KNEEHIGH Theatre puts the adult into pantomime, but thankfully not in the crude blue manner of Jim Davidson and his humourless Boobs In The Wood parodies.

Instead,the travelling troupe from Cornwall admits to an obsession with folk stories and their journeys from playful innocence to bittersweet experience.

As with Kneehigh's signature show, The Red Shoes, director Emma Rice constructs and deconstructs a world of dark and light fantasy before your eyes in her newly devised show. Into a rainstorm in blue mackintoshes and Michael Caine spectacles steps her manic cast of five, all striking in an eccentric way that would draw the interest of portrait painters.

As they sing gaily of the rain, they build the set around them: a wooden framework and a wooden bed beneath a metal frame, circus high-wire walkway and all.
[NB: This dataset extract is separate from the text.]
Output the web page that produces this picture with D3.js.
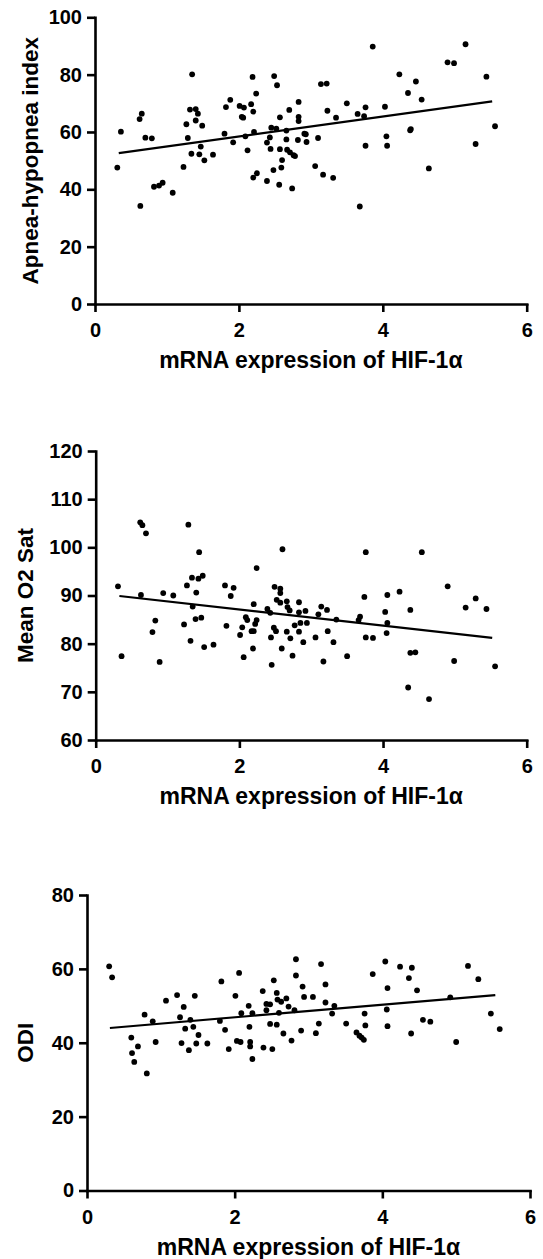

In more ways than one this will be an artful production that will work on several levels.

Inspired by "our dear friend and collaborator", the late Charles Causley, Kneehigh and Emma Rice seek out and eke out the secret life in a story. "The simpler they look, the more should be going on underneath, like underneath a stone," Causley once wrote, and Kneehigh stretches its search to 160 minutes. Not one of those minutes is wasted.
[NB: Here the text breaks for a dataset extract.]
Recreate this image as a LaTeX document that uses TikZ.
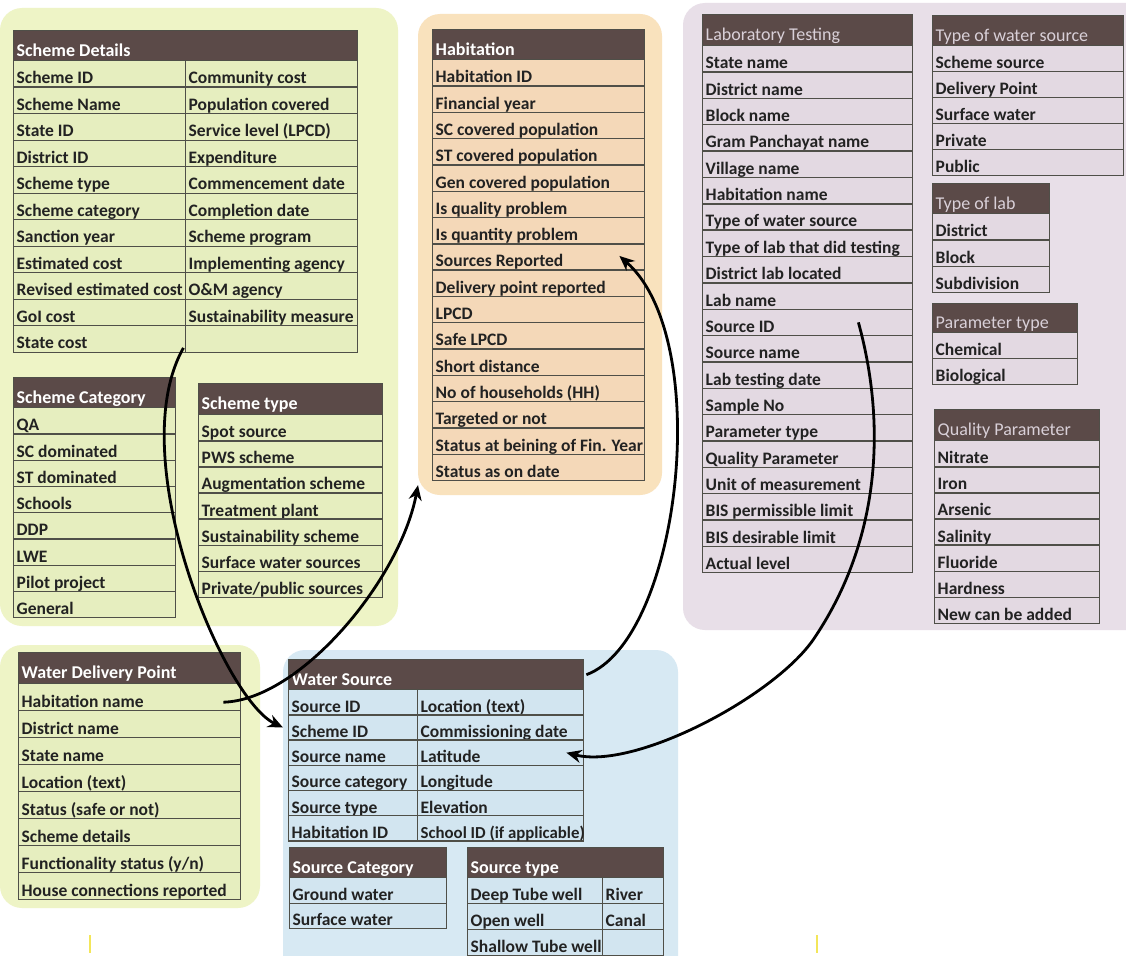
\documentclass[tikz,border=0pt]{standalone}
\usepackage{fontspec}
\setmainfont{Carlito}
\usetikzlibrary{arrows.meta}

\definecolor{greenbg}{HTML}{EEF4C6}
\definecolor{greencell}{HTML}{E6EEBF}
\definecolor{orangebg}{HTML}{F9E2BD}
\definecolor{orangecell}{HTML}{F4D8B8}
\definecolor{purplebg}{HTML}{E8DFE8}
\definecolor{purplecell}{HTML}{E3D9E2}
\definecolor{bluebg}{HTML}{D7E9F3}
\definecolor{bluecell}{HTML}{D2E5F0}
\definecolor{hdrfill}{HTML}{5B4A48}
\definecolor{gridline}{HTML}{4F4F48}
\definecolor{textcol}{HTML}{222222}
\definecolor{hdrpale}{HTML}{D9D0D8}
\definecolor{tickyellow}{HTML}{F3E65A}

\tikzset{
  region/.style={rounded corners=22pt, draw=none},
  cellbase/.style={draw=gridline, line width=1.4pt, inner xsep=3pt, inner ysep=0pt,
    text height=20pt, text depth=0pt, text=textcol,
    font=\fontsize{17.5}{20}\selectfont\bfseries},
  gcell/.style={cellbase, fill=greencell},
  ocell/.style={cellbase, fill=orangecell},
  pcell/.style={cellbase, fill=purplecell},
  bcell/.style={cellbase, fill=bluecell},
  hdr/.style={draw=gridline, line width=1.4pt, fill=hdrfill, inner xsep=3pt, inner ysep=0pt,
    text height=21pt, text depth=0pt, text=white,
    font=\fontsize{18}{20}\selectfont\bfseries},
  hdrlab/.style={hdr, text=hdrpale, font=\fontsize{18}{20}\selectfont},
  link/.style={line width=2.8pt, black, -{Stealth[length=15pt,width=13pt]}}
}

% table title bar: name, x1, x2, top, bottom, style, title
\newcommand\tablehead[7]{%
  \node[#6, minimum width={(#3-#2)*1pt}, minimum height={(#5-#4)*1pt}, anchor=north west]
    (#1) at (#2,#4) {\makebox[\dimexpr#3pt-#2pt-6pt\relax][l]{#7}};}

% column of cells: name, x1, x2, first top, row pitch, style, entries
\newcommand\tablerows[7]{%
  \foreach \txt [count=\i] in {#7} {
    \node[#6, minimum width={(#3-#2)*1pt}, minimum height={#5*1pt}, anchor=north west]
      (#1-\i) at (#2,{#4+(\i-1)*#5}) {\makebox[\dimexpr#3pt-#2pt-6pt\relax][l]{\txt}};
  }}

\begin{document}
\begin{tikzpicture}[x=1pt,y=-1pt]
\useasboundingbox (0,0) rectangle (1126,955);
\fill[white] (0,0) rectangle (1126,955);

% coloured groups
\fill[region, greenbg]  (0,8) rectangle (398,626);
\fill[region, greenbg]  (0,645) rectangle (260,908);
\fill[region, orangebg] (418,14) rectangle (662,495);
\fill[region, purplebg] (683,3) rectangle (1150,630);
\fill[region, bluebg]   (283,650) rectangle (678,990);

% Scheme Details
\tablehead{sd}{13}{357}{30}{60}{hdr}{Scheme Details}
\tablerows{sda}{13}{185}{60}{26.5}{gcell}{Scheme ID,Scheme Name,State ID,District ID,Scheme type,Scheme category,Sanction year,Estimated cost,Revised estimated cost,GoI cost,State cost}
\tablerows{sdb}{185}{357}{60}{26.5}{gcell}{Community cost,Population covered,Service level (LPCD),Expenditure,Commencement date,Completion date,Scheme program,Implementing agency,O\&M agency,Sustainability measure,{}}

% Scheme Category
\tablehead{sc}{13}{175}{377}{407}{hdr}{Scheme Category}
\tablerows{sc}{13}{175}{407}{26.25}{gcell}{QA,SC dominated,ST dominated,Schools,DDP,LWE,Pilot project,General}

% Scheme type
\tablehead{st}{198}{382}{383}{414}{hdr}{Scheme type}
\tablerows{st}{198}{382}{414}{26.1}{gcell}{Spot source,PWS scheme,Augmentation scheme,Treatment plant,Sustainability scheme,Surface water sources,Private/public sources}

% Water Delivery Point
\tablehead{wdp}{18}{240}{652}{683}{hdr}{Water Delivery Point}
\tablerows{wdp}{18}{240}{683}{27}{gcell}{Habitation name,District name,State name,Location (text),Status (safe or not),Scheme details,Functionality status (y/n),House connections reported}

% Habitation
\tablehead{hab}{432}{644}{29}{59}{hdr}{Habitation}
\tablerows{hab}{432}{644}{59}{26.3}{ocell}{Habitation ID,Financial year,SC covered population,ST covered population,Gen covered population,Is quality problem,Is quantity problem,Sources Reported,Delivery point reported,LPCD,Safe LPCD,Short distance,No of households (HH),Targeted or not,Status at beining of Fin. Year,Status as on date}

% Laboratory Testing
\tablehead{lab}{702}{912}{14}{45}{hdrlab}{Laboratory Testing}
\tablerows{lab}{702}{912}{45}{26.35}{pcell}{State name,District name,Block name,Gram Panchayat name,Village name,Habitation name,Type of water source,Type of lab that did testing,District lab located,Lab name,Source ID,Source name,Lab testing date,Sample No,Parameter type,Quality Parameter,Unit of measurement,BIS permissible limit,BIS desirable limit,Actual level}

% Type of water source
\tablehead{tws}{932}{1123}{15}{45}{hdrlab}{Type of water source}
\tablerows{tws}{932}{1123}{45}{26}{pcell}{Scheme source,Delivery Point,Surface water,Private,Public}

% Type of lab
\tablehead{tol}{932}{1049}{183}{213}{hdrlab}{Type of lab}
\tablerows{tol}{932}{1049}{213}{26.3}{pcell}{District,Block,Subdivision}

% Parameter type
\tablehead{pt}{932}{1077}{303}{332}{hdrlab}{Parameter type}
\tablerows{pt}{932}{1077}{332}{26}{pcell}{Chemical,Biological}

% Quality Parameter
\tablehead{qp}{934}{1099}{409}{440}{hdrlab}{Quality Parameter}
\tablerows{qp}{934}{1099}{440}{26.1}{pcell}{Nitrate,Iron,Arsenic,Salinity,Fluoride,Hardness,New can be added}

% Water Source
\tablehead{ws}{288}{583}{659}{689}{hdr}{Water Source}
\tablerows{wsa}{288}{417}{689}{25.2}{bcell}{Source ID,Scheme ID,Source name,Source category,Source type,Habitation ID}
\tablerows{wsb}{417}{583}{689}{25.2}{bcell}{Location (text),Commissioning date,Latitude,Longitude,Elevation,{\fontsize{16.8}{20}\selectfont School ID (if applicable)}}

% Source Category
\tablehead{scat}{289}{446}{847}{877}{hdr}{Source Category}
\tablerows{scat}{289}{446}{877}{25.5}{bcell}{Ground water,Surface water}

% Source type
\tablehead{stype}{467}{663}{847}{877}{hdr}{Source type}
\tablerows{stypea}{467}{602}{877}{26}{bcell}{Deep Tube well,Open well,Shallow Tube well}
\tablerows{stypeb}{602}{663}{877}{26}{bcell}{River,Canal,{}}

% links between tables
\draw[link] ([xshift=-3pt,yshift=5pt]sda-11.south east)
  .. controls (122,457) and (223,699) .. ([xshift=-5pt]wsa-2.west);
\draw[link] ([xshift=-18pt,yshift=-5pt]wdp-1.east)
  .. controls (300,700) and (400,580) .. ([xshift=-14pt,yshift=-4pt]hab-16.south west);
\draw[link] ([xshift=2pt]ws.east)
  .. controls (680,640) and (715,340) .. ([xshift=-26pt,yshift=1pt]hab-8.east);
\draw[link] ([xshift=-55pt]lab-11.east)
  .. controls (888,430) and (878,545) .. (813,640)
  .. controls (773,697) and (635,770) .. ([xshift=-18pt]wsb-3.east);

% small yellow marks along the bottom edge
\draw[tickyellow, line width=1.5pt] (90,935) -- (90,953);
\draw[tickyellow, line width=1.5pt] (817,935) -- (817,953);
\end{tikzpicture}
\end{document}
The Wooden Frock is from the Cinderella shelf of the library, the slipper here replaced by the more carnal symbol of a wedding ring. In her dying wish, Bec Applebee's Mother wishes that her husband, John Surman's Father, should marry whomsoever the ring fits. Alas, the slim digit of daughter Mary (Amanda Lawrence) accommodates it most snugly as she play's a little girl's game of dressing up, only to discover she cannot free herself from her mother's coat or ring.
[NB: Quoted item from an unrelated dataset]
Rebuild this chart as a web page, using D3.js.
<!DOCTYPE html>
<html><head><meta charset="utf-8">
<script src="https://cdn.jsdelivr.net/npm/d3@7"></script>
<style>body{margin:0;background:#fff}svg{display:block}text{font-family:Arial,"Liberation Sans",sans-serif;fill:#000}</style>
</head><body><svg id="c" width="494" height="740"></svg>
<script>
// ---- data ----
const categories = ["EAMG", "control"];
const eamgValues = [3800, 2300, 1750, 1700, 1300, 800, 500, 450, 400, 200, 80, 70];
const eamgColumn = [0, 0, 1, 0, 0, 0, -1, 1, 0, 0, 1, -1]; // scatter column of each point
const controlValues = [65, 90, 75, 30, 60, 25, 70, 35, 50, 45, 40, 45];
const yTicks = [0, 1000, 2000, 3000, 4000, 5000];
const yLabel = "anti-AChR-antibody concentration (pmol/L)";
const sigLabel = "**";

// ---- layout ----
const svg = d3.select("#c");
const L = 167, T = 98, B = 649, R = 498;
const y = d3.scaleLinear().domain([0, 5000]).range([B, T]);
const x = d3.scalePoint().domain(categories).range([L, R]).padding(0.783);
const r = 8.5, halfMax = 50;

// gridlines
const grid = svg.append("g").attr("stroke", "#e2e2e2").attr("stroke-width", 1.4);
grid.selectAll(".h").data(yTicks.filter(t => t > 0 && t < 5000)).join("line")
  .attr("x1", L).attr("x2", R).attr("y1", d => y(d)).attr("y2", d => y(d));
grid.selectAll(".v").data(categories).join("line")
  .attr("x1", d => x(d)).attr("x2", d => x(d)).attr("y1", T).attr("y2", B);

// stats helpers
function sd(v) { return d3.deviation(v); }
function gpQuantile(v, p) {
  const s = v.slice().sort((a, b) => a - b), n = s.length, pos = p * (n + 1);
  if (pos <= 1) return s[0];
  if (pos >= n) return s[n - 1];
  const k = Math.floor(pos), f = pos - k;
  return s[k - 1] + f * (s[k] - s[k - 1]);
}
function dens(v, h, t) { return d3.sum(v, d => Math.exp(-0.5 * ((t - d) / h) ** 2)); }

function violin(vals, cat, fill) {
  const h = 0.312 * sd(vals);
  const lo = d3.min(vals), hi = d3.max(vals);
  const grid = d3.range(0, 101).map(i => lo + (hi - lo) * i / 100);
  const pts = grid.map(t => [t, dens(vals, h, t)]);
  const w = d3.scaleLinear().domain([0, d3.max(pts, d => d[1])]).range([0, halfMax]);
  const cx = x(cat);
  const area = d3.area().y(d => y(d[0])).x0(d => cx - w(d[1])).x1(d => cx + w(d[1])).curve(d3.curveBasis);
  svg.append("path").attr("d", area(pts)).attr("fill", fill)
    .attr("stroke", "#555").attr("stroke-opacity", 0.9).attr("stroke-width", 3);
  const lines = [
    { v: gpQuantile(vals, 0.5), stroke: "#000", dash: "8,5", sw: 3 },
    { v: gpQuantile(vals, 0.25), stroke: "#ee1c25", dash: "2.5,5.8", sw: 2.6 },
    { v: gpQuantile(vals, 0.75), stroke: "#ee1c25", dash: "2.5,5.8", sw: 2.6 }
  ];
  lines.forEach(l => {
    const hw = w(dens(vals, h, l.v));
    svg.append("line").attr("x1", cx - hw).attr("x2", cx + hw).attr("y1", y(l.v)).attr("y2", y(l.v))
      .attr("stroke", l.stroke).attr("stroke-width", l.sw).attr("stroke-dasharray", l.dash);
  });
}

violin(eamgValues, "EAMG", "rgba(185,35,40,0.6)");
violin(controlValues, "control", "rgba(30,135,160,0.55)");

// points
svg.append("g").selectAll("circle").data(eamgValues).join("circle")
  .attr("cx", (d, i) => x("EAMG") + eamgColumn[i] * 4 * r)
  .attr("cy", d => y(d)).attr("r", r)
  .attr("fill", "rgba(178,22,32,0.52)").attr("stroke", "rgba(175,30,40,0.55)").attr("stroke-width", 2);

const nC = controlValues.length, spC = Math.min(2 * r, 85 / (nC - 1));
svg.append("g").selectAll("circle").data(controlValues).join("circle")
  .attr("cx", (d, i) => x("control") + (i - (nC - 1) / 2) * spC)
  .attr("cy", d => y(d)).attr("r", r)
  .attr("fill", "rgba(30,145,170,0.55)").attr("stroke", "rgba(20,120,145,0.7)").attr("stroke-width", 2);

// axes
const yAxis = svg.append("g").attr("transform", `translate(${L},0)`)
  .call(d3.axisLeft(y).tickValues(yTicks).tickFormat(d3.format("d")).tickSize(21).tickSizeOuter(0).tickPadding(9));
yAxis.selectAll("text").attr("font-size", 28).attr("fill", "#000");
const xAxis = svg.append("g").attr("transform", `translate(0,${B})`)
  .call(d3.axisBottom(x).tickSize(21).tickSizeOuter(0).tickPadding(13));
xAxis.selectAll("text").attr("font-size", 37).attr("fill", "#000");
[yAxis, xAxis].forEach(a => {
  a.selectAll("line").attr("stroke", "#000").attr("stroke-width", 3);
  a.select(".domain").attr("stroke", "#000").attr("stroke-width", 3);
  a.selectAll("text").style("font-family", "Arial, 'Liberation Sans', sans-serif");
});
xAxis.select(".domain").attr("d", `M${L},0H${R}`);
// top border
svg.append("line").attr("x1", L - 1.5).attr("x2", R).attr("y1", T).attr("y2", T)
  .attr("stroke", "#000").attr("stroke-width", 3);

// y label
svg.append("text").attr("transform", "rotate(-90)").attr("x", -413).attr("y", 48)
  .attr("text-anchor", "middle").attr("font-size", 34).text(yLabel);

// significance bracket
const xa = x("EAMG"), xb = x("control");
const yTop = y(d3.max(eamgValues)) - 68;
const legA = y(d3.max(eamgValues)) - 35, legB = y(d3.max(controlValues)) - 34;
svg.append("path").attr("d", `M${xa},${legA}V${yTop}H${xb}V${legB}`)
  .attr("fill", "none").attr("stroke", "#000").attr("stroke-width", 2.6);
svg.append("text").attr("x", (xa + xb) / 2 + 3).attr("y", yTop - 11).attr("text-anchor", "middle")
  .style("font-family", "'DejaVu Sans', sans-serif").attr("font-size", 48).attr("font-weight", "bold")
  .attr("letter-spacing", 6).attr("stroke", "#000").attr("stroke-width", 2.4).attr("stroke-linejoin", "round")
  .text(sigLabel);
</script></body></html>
Trained to react to any predicament by her resourcefully unconventional Nurse (so unconventional the role is played by a man, Mike Shepherd), Mary dons a wooden frock and escapes across sea to a principality. That journey is shown through a combination of puppetry and video imagery, as Rice finds ever imaginative ways to spin a story complemented by songs that span blues, jazz and folk roots.

Mary's new world is weird one, an old British Empire conclave where the Prince (Shepherd again) passes playing cricket in the Geoff Boycott mould; Rex the dog (Surman) goes clambering into the audience; and the Prince's Mother (Alex Murdoch) is a glorious lush.

Nothing symbolises Kneehigh's wonderful way with theatrical storytelling than the use of white umbrellas on the tips of wellington boots to symbolise a gaggle of farmyard geese: the best use of umbrellas since Gene Kelly went singing in the rain.